§ **Required task**: Return each line containing the string "this".

--*--

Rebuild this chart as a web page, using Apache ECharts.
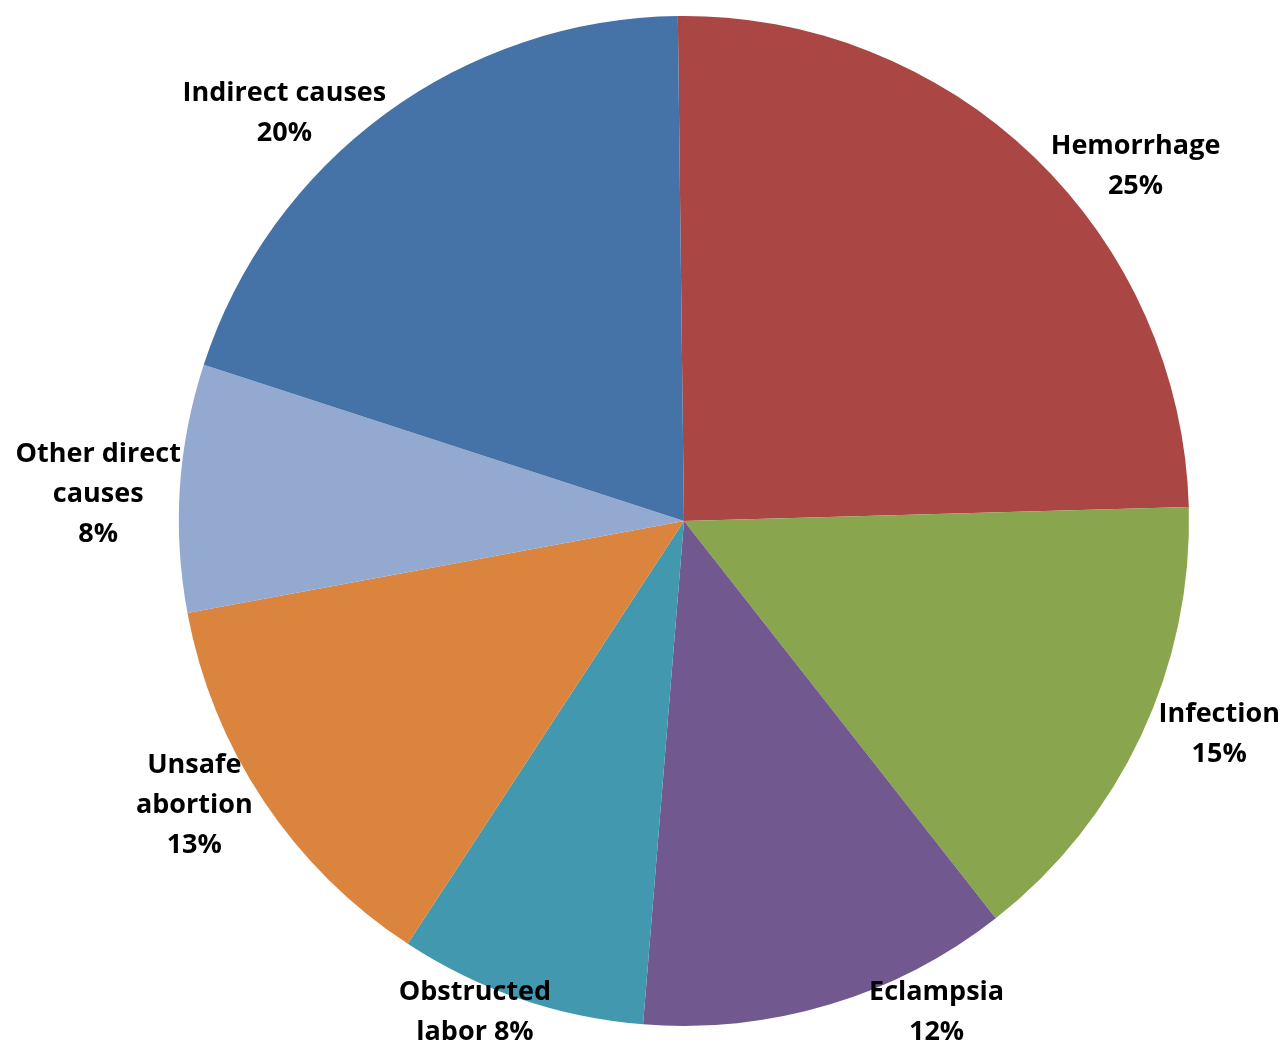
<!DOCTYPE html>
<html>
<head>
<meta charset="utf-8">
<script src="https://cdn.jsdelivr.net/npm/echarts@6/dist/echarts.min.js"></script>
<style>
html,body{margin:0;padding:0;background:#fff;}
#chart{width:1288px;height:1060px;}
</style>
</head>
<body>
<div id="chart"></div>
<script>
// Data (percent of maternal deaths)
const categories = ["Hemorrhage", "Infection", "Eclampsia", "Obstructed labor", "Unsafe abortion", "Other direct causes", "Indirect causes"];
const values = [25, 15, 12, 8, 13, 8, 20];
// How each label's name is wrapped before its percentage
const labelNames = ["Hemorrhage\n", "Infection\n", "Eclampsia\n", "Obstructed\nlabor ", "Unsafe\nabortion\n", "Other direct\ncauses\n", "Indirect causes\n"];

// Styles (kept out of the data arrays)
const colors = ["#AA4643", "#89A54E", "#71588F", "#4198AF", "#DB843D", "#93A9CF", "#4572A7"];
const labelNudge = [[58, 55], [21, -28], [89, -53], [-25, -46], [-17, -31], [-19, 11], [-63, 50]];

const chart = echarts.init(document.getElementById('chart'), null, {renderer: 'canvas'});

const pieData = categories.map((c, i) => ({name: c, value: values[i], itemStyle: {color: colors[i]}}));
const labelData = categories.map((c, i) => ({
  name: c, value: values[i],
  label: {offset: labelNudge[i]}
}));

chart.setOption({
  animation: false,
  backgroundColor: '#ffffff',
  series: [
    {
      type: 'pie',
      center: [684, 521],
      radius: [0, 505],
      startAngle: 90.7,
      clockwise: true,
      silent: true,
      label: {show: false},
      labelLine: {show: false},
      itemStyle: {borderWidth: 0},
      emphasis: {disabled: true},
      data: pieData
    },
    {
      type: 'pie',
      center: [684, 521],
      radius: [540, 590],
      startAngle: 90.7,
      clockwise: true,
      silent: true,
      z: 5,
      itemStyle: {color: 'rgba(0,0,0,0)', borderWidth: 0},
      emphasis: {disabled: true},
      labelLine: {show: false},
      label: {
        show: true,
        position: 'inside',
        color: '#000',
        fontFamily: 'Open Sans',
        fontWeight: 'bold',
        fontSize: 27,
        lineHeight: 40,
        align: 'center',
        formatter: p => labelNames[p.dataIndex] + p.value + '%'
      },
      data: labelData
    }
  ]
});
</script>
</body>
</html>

--*--

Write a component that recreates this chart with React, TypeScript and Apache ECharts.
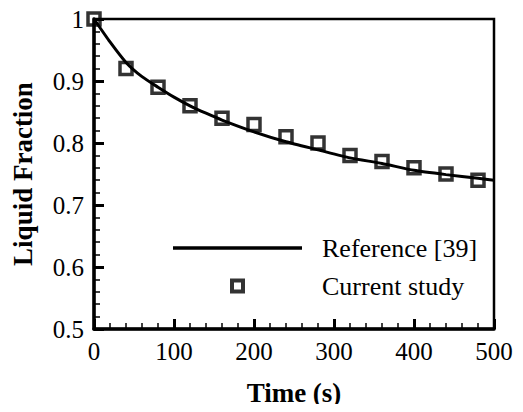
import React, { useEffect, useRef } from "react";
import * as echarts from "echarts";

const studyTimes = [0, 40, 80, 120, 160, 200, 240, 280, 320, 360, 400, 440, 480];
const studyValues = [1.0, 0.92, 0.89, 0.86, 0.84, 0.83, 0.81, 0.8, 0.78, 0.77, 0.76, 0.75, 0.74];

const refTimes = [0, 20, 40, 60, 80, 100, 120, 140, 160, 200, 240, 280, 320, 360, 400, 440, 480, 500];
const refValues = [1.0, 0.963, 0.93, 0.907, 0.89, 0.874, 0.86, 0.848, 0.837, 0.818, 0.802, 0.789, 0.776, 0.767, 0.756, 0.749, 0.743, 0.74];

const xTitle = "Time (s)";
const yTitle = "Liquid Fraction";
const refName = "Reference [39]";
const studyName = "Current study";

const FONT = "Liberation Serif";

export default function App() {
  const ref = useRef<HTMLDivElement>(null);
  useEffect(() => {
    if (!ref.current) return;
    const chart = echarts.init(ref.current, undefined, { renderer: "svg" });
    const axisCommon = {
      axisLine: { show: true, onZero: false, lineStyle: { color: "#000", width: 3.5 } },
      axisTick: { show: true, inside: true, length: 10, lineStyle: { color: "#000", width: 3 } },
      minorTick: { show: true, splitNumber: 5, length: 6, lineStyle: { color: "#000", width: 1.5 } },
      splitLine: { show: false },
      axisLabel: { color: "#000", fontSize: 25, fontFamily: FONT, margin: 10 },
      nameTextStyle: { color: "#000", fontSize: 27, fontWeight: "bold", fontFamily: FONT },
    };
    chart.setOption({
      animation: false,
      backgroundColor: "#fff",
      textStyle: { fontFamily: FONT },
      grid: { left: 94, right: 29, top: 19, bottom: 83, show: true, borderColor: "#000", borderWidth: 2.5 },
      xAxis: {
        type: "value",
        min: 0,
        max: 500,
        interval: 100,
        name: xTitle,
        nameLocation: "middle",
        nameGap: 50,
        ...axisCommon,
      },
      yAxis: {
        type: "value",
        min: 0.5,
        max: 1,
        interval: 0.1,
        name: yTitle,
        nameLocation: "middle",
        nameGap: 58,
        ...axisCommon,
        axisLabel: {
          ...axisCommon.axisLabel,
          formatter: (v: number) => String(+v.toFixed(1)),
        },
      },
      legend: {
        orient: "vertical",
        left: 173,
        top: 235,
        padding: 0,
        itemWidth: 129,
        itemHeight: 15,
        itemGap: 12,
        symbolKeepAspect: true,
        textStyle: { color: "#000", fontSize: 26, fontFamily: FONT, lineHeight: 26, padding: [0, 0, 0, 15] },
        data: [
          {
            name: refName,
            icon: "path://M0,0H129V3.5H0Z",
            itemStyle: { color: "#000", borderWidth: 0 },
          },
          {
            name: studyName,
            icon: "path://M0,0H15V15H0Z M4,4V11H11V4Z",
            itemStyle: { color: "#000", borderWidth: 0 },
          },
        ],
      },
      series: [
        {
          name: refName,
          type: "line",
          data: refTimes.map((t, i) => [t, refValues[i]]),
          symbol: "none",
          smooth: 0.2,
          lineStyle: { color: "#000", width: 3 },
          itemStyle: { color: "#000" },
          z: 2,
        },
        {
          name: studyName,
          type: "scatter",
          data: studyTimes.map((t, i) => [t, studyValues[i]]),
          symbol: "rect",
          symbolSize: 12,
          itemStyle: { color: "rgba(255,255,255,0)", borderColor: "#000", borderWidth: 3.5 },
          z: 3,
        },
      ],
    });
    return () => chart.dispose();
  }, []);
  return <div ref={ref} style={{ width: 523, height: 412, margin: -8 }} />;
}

--*--

§ **Exercise answer**:
Rebuild this chart as a web page, using Apache ECharts.
Write a component that recreates this chart with React, TypeScript and Apache ECharts.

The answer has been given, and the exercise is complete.